On Monday, Gov. Andrew Cuomo joined the bipartisan chorus of voices clamoring for front-line workers to receive hazard pay – though officials haven’t agreed on exactly which workers might be eligible for such a bonus.
“Thanks is nice, but recognition of their efforts and their sacrifice is appropriate,” Cuomo said during his press conference, calling on the federal government to include financing for a 50% hazard pay bonus for all the state’s essential workers in its next stimulus package. “They’re the ones that are carrying us through this crisis."
Hazard pay is defined by the U.S. Department of Labor as “additional pay for performing hazardous duty or work involving physical hardship.” Typically, members of the military who perform more dangerous duties like parachute jumpers may receive extra pay, as well as those who work in construction and mining industries or in war zones because of how dangerous their work can be.

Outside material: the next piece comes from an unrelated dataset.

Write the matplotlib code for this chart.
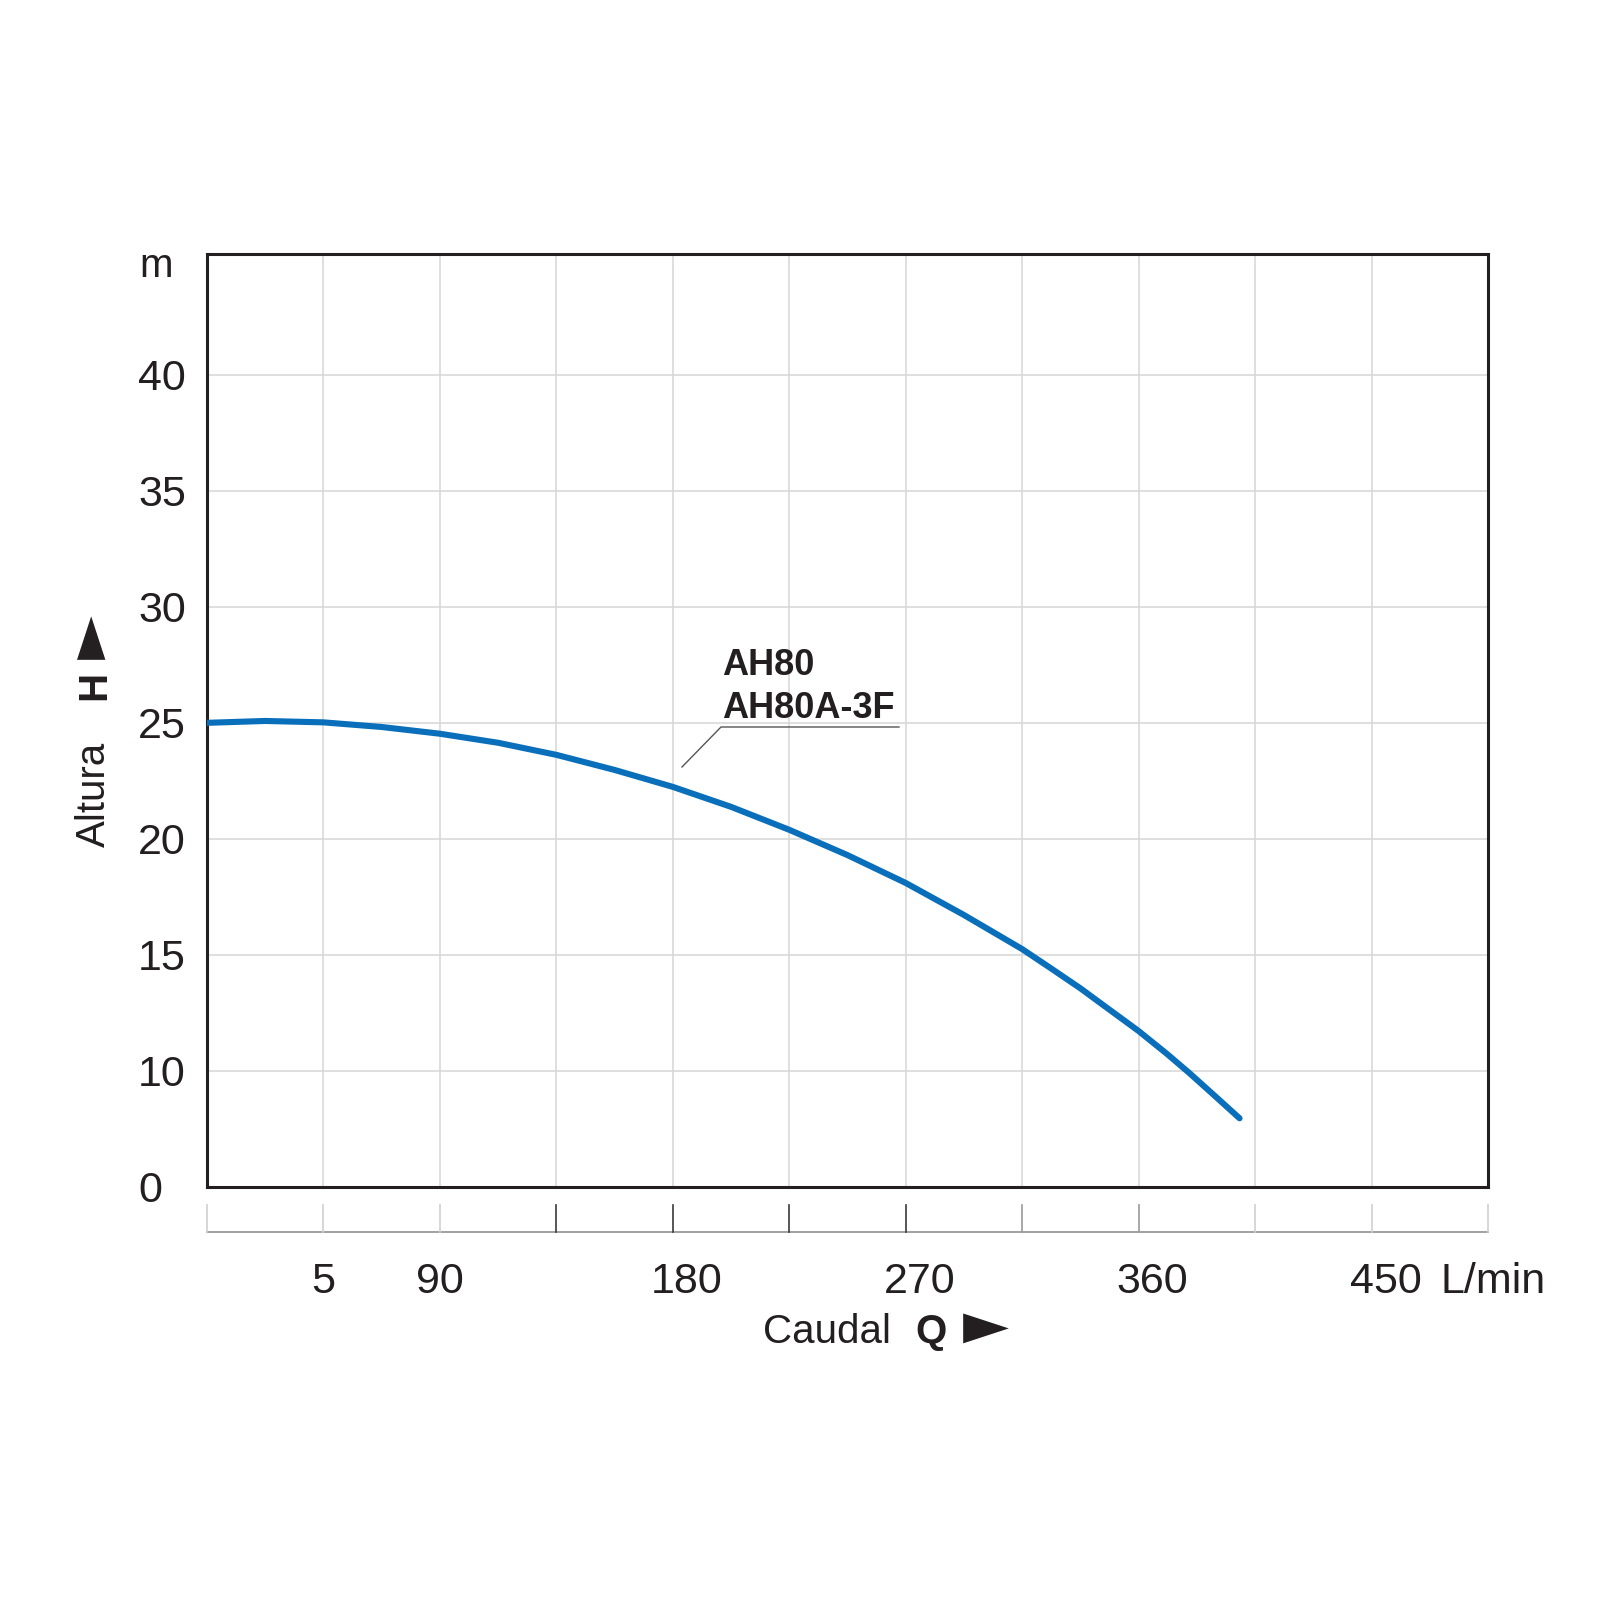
import matplotlib
matplotlib.use("Agg")
import matplotlib.pyplot as plt
import matplotlib.transforms as mtransforms
from matplotlib.lines import Line2D

# pump curve AH80 / AH80A-3F
flow = [0, 22.5, 45, 67.5, 90, 112.5, 135, 157.5, 180, 202.5, 225,
        247.5, 270, 292.5, 315, 326, 337.5, 348, 360, 371, 379.4, 389, 399]
head = [25.0, 25.08, 25.02, 24.82, 24.53, 24.14, 23.62, 22.97, 22.24, 21.38, 20.39,
        19.3, 18.1, 16.72, 15.25, 14.43, 13.56, 12.7, 11.72, 10.73, 9.93, 8.97, 7.96]

y_ticks = [5, 10, 15, 20, 25, 30, 35, 40]
y_labels = ["0", "10", "15", "20", "25", "30", "35", "40"]
x_ticks = [45, 90, 180, 270, 360, 450]
x_labels = ["5", "90", "180", "270", "360", "450"]
scale_ticks = [0, 45, 90, 135, 180, 225, 270, 315, 360, 405, 450, 495]
model_names = ["AH80", "AH80A-3F"]

SIZE = 1600
INK = "#231f20"
BLUE = "#0a6fbb"
FONT = "Liberation Sans"


def fx(px):
    # pixel x -> figure fraction
    return px / SIZE


def fy(py):
    # pixel y (from top) -> figure fraction
    return 1 - py / SIZE


plt.rcParams['font.family'] = [FONT, 'DejaVu Sans']

fig = plt.figure(figsize=(16, 16), dpi=100)
fig.patch.set_facecolor("white")

left, top, right, bottom = 207, 254, 1488, 1187
ax = fig.add_axes([fx(left), fy(bottom), (right - left) / SIZE, (bottom - top) / SIZE])
ax.set_xlim(0, 495)
ax.set_ylim(5, 45.2)

# grid
ax.set_xticks(scale_ticks[1:-1])
ax.set_xticklabels([])
ax.set_yticks(y_ticks)
ax.set_yticklabels(y_labels, fontsize=31, color=INK, ha='left')
ax.tick_params(axis='both', length=0)
ax.tick_params(axis='y', pad=(left - 138) * 0.72)
ax.grid(True, color="#d6d6d6", linewidth=1.1)
ax.set_axisbelow(True)
for sp in ax.spines.values():
    sp.set_color(INK)
    sp.set_linewidth(2.2)

# the curve
ax.plot(flow, head, color=BLUE, linewidth=4.4, solid_capstyle='round',
        solid_joinstyle='round', zorder=3)

# separate flow scale under the box
trans = mtransforms.blended_transform_factory(ax.transData, ax.transAxes)
axis_h = (bottom - 1232) / (bottom - top)
tick_h = (bottom - 1205) / (bottom - top)
ax.plot([scale_ticks[0], scale_ticks[-1]], [axis_h, axis_h], transform=trans,
        color="#9a9a9a", linewidth=1.3, clip_on=False)
dark = {135, 180, 225, 270}
mid = {315, 360}
for q in scale_ticks:
    c = "#3a3a3a" if q in dark else ("#9a9a9a" if q in mid else "#cfcfcf")
    ax.plot([q, q], [axis_h, tick_h], transform=trans, color=c,
            linewidth=1.2, clip_on=False)

label_h = (bottom - 1293) / (bottom - top)
shift = mtransforms.ScaledTranslation(14 / 100, 0, fig.dpi_scale_trans)
for q, lab in zip(x_ticks, x_labels):
    tr = trans + shift if q >= 180 else trans
    ax.text(q, label_h, lab, transform=tr, ha='center', va='baseline',
            fontsize=31, color=INK)

fig.text(fx(1441), fy(1293), "L/min", ha='left', va='baseline', fontsize=31, color=INK)
fig.text(fx(763), fy(1343), "Caudal", ha='left', va='baseline', fontsize=29, color=INK)
fig.text(fx(915), fy(1343), "Q", ha='left', va='baseline', fontsize=29,
         fontweight='bold', color=INK)
fig.text(fx(986), fy(1327), "\u25ba", ha='center', va='center', fontsize=43,
         family='DejaVu Sans', color=INK)

# y title, rotated
fig.text(fx(105), fy(847), "Altura", rotation=90, rotation_mode='anchor',
         ha='left', va='baseline', fontsize=29, color=INK)
fig.text(fx(105), fy(700), "H", rotation=90, rotation_mode='anchor',
         ha='left', va='baseline', fontsize=29, fontweight='bold', color=INK)
fig.text(fx(91), fy(637), "\u25ba", rotation=90, rotation_mode='anchor',
         ha='center', va='center', fontsize=41, family='DejaVu Sans', color=INK)
fig.text(fx(156), fy(277), "m", ha='center', va='baseline', fontsize=29, color=INK)

# model label with leader line
fig.text(fx(722), fy(675), model_names[0], ha='left', va='baseline', fontsize=26,
         fontweight='bold', color=INK)
fig.text(fx(722), fy(718), model_names[1], ha='left', va='baseline', fontsize=26,
         fontweight='bold', color=INK)
fig.add_artist(Line2D([fx(682), fx(721), fx(899)], [fy(767), fy(727), fy(727)],
                      color="#555555", linewidth=1.0))

fig.savefig("out.png", dpi=100, facecolor="white")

It’s not a legally mandated bonus – whether or not someone receives hazard pay, regardless of their industry, is ultimately up to their employer.
President Donald Trump’s administration has shown an interest in providing health care workers with some sort of bonus, The Washington Post reported on April 1. "I think it's something we are discussing in terms of bonus or bonus pay," Trump told ABC News three weeks ago. U.S. Treasury Secretary Steven Mnuchin has also said that hazard pay for first responders is “definitely something we’ll put in the next bill,” referring to a fourth stimulus package.
Congressional Democrats have also been big supporters of providing essential workers with hazard pay. U.S. Senate Minority Leader Chuck Schumer has called for hazard pay to be included in the next stimulus package – though his primary concern has been ensuring that health care workers receive the bonus. While Congress hasn’t said which essential workers would receive hazard pay, it’s been reported that medical, maintenance, postal, delivery, transit and grocery store workers might all be entitled to a bonus.
State Sen. Andrew Gounardes sent a letter signed by 42 other state lawmakers to the state’s congressional delegates asking that hazard pay for essential workers in New York be prioritized in Congress’ next stimulus package. “As you consider the phase four of the Coronavirus relief bill, we write to express our strong support for the proposed plan for a robust Heroes Fund to provide hazard pay for essential workers on the front lines of this pandemic,” the letter reads.
The letter also requests that such “Heroes Fund” benefits also extend “to any gig or freelance workers serving an essential role, including delivery workers, freelance journalists/photojournalists and drivers.”
“Look at the statistics of the number of public workers who have passed away from COVID-19, look at the statistics of the number of health care workers who are getting sick and passing away from COVID-19,” Gounardes told City & State. “They are literally putting their lives on the line for us and many of them before this crisis even began were underpaid.”
State Sen. Jessica Ramos and Assemblywoman Aravella Simotas similarly penned a letter to Cuomo, state Senate Majority Leader Andrea Stewart-Cousins and Assembly Speaker Carl Heastie on April 14, asking that a certain amount of federal funding to the state be set aside for hazard pay. “Hazard pay is, of course, a small monetary gesture, but it would help us recognize (essential workers’) work by compensating them in a deserving way,” Ramos told City & State.
With the state short billions of dollars thanks to the coronavirus crisis, it's doubtful that the state would be able to afford bonuses for its untold number of essential workers – although it wouldn’t necessarily be impossible, Gounardes argued. “I would argue that this is the precise moment when we should be having honest and earnest conversations around increasing revenue in the state of New York and the city of New York and having that revenue go toward paying workers fairly and toward closing gaps in the health care system,” he said.
Some private companies have already been offering hazard pay without encouragement from the local or federal government. Amazon, Whole Foods, Albertsons, Kroger and Safeway have all been offering increased pay to their employees during the pandemic. And some private hospital chains in New York, such as Northwell, have already given their health care workers bonuses for combating the virus.
Unions representing essential workers acrossthe country have already been campaigning for hazard pay amid the coronavirus crisis. While hazard pay may be included in some organized labor contracts, it's unlikely that most unions had previously bargained for hazard pay. The Retail, Wholesale and Department Store Union has been pushing to ensure that its members, most of whom have been deemed essential workers, are receiving pay that reflects the risks they’re taking on the job. “Our members are putting their own lives on the line to keep us safe and fed. They deserve more than just our thanks and gratitude in these challenging times,” the union said in a statement demanding that the Kraft Heinz Company provide its workers with “essential pay.”
Ramos and Gounardes are also set on ensuring that undocumented and gig workers receive bonus hazard pay. Reports have detailed the risks faced by workers living in the country illegally during the crisis, especially when they can’t access government relief funds. “We're also, of course, asking the governor to make sure that some of the federal stimulus money is allocated towards (undocumented, freelance and gig workers),” Ramos said. “He is the one who is the decision maker, obviously, and he has already expressed agreement to me and Aravella Simotas and we're very happy that he's on board. We just want to make sure that he follows through on his word.”